Dos três tive uma aproximação pessoal só com o Dr. José Alberto. Com os outros, os encontros foram mais literários, à distância, embora tenha tido, ainda que por alguns minutos, um contato vis-à-vis com João Ubaldo. O local foi Itaparica, a sua terra de nascimento, e que me proporcionou muitas alegrias na juventude. Vivi bons episódios por lá. Um desses foi o encontro com o grande cronista. Estava na praça em que ficava o bar que ele costumava frequentar, quando ele, de repente, apareceu. Ao reconhecê-lo sigo de máquina fotográfica em punho, pedindo o seu consentimento para registrar o momento. Muito gentilmente ele acede, e lá vamos nós para a sessão de fotografias. Conosco estava uma sobrinha neta, que à época era estudante do ensino médio, preparando-se para o vestibular. Joanna não resiste à tentação de dizer pra ele que lera um dos seus livros, em razão de fazer parte da relação que era exigida para o vestibular. Ele olha pra ela e diz: “- E fizeram essa maldade com você?”. Segundo os que privaram da sua amizade, pelas diversas matérias publicadas em razão de sua “partida fora do combinado”, era assim que ele reagia, sempre com muito bom humor aos acontecimentos do seu dia a dia.

Com Rubem Alves tive apenas um encontro presencial, em uma palestra, das muitas que ele proferiu aqui em João Pessoa. Fui seu leitor durante muito tempo quando escrevia na Folha de São Paulo, e os seus livros sempre estiveram presentes em minha cabeceira.

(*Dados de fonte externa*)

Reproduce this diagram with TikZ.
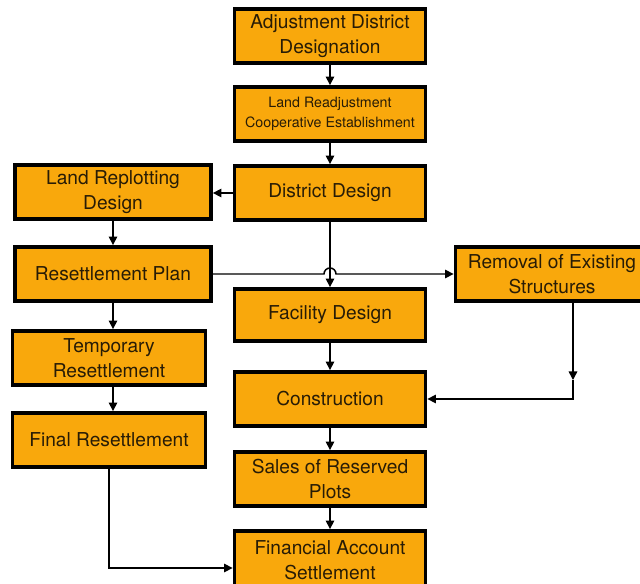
\documentclass[tikz,border=0pt]{standalone}
\usepackage{fontspec}
\setmainfont{TeX Gyre Heros}
\usetikzlibrary{arrows.meta}

\definecolor{boxorange}{RGB}{249,168,12}
\definecolor{boxtext}{RGB}{40,28,6}

\tikzset{
    stage/.style={draw=black, line width=2.2pt, fill=boxorange, text=boxtext,
        align=center, inner sep=0pt, minimum width=3.82cm, minimum height=1.08cm,
        font=\fontsize{10.9}{14.2}\selectfont},
    link/.style={line width=0.85pt, -{Triangle[length=1.7mm,width=1.7mm]}}
}

\begin{document}
\begin{tikzpicture}[x=0.02cm, y=-0.02cm]
        \useasboundingbox (0,0) rectangle (640,584);
        % main column
        \node[stage] (adj) at (330,36) {Adjustment District\\Designation};
        \node[stage, font=\fontsize{8.1}{11.3}\selectfont] (coop) at (330,114) {Land Readjustment\\Cooperative Establishment};
        \node[stage] (dist) at (330,193) {District Design};
        \node[stage, minimum height=1.04cm] (facility) at (330,315) {Facility Design};
        \node[stage] (cons) at (330,399) {Construction};
        \node[stage] (sales) at (330,479) {Sales of Reserved\\Plots};
        \node[stage, minimum height=1.16cm] (fin) at (330,560) {Financial Account\\Settlement};
        % left column
        \node[stage, minimum width=3.92cm] (replot) at (113,192) {Land Replotting\\Design};
        \node[stage, minimum width=3.92cm] (plan) at (113,274) {Resettlement Plan};
        \node[stage, minimum width=3.86cm] (temp) at (109,358) {Temporary\\Resettlement};
        \node[stage, minimum width=3.86cm] (final) at (109,440) {Final Resettlement};
        % right
        \node[stage, minimum width=3.86cm] (removal) at (552,274) {Removal of Existing\\Structures};

        \coordinate (hop) at (plan.east -| dist.south);
        \coordinate (rmid) at (573,380);

        \draw[link] (adj) -- (coop);
        \draw[link] (coop) -- (dist);
        \draw[link] (dist.west) -- (dist.west -| replot.east);
        \draw[link] (replot) -- (plan);
        \draw[link] (dist) -- (facility);
        \draw[link] (plan.east) -- ([xshift=-1.2mm]hop) arc[start angle=180, end angle=0, radius=1.2mm] -- (removal.west);
        \draw[link] (plan.south) -- (plan.south |- temp.north);
        \draw[link] (facility) -- (cons);
        \draw[link] (removal.south -| rmid) -- (rmid);
        \draw[link] (rmid) |- (cons.east);
        \draw[link] (temp.south -| plan.south) -- (final.north -| plan.south);
        \draw[link] (cons) -- (sales);
        \draw[link] (sales) -- (fin);
        \draw[link] (final.south) |- ([yshift=-1.6mm]fin.west);
    \end{tikzpicture}
\end{document}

Um dos seus textos que mais me deixou marcas foi o que estabelecia as relações entre os jogos de tênis e frescobol, com o casamento. No texto ele fala da ferocidade do jogo de tênis, que tem o objetivo de derrotar o adversário. E diz: “O bom jogador é aquele que tem a exata noção do ponto fraco do seu adversário, é justamente para aí que ele vai dirigir a cortada”. Já no frescobol, “para o jogo ser bom, é preciso que nenhum dos dois perca. Se a bola veio meio torta, a gente sabe que não foi de propósito e faz o maior esforço do mundo para devolvê-la gostosa, no lugar certo, para que o outro possa pegá-la”. E conclui o seu belo texto dizendo que “bola vai, bola vem – cresce o amor... Ninguém ganha, para que os dois ganhem”. Tal qual no frescobol...

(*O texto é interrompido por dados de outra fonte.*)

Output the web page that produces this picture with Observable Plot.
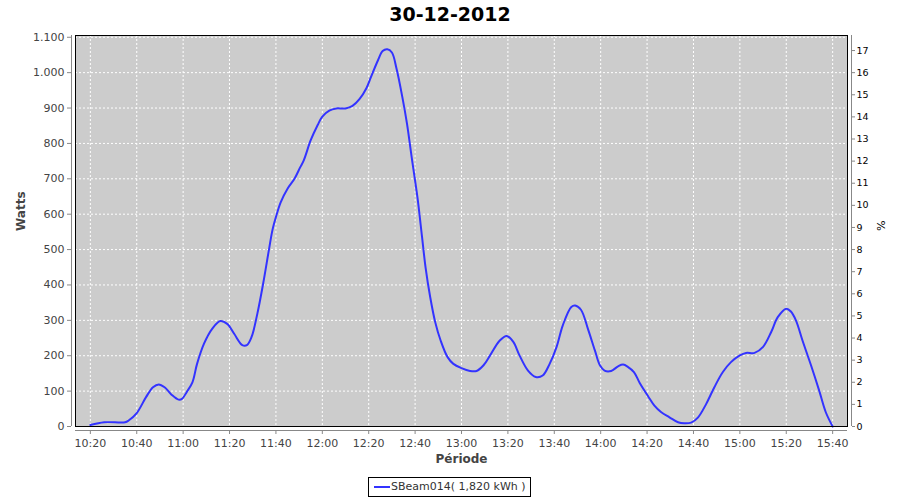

Já com o Dr. José Alberto, a minha relação beirou a vida e a morte. Extirpou-me um tumor cerebral vinte e três anos atrás, livrando-me de dores angustiantes. A ironia do destino é que, depois de todo esse tempo, a velha cirurgia deu sinais de volta, o que me obrigou mais uma vez a permitir que um “ventinho entrasse em minha cabeça”, como diria o finado amigo, jornalista Arlindo Almeida. Desta vez não pude mais contar com seus cuidados médicos. Isso porque, depois de tantas cirurgias na cabeça de seus pacientes, morreu padecendo desse mesmo mal. Que Deus guarde os três.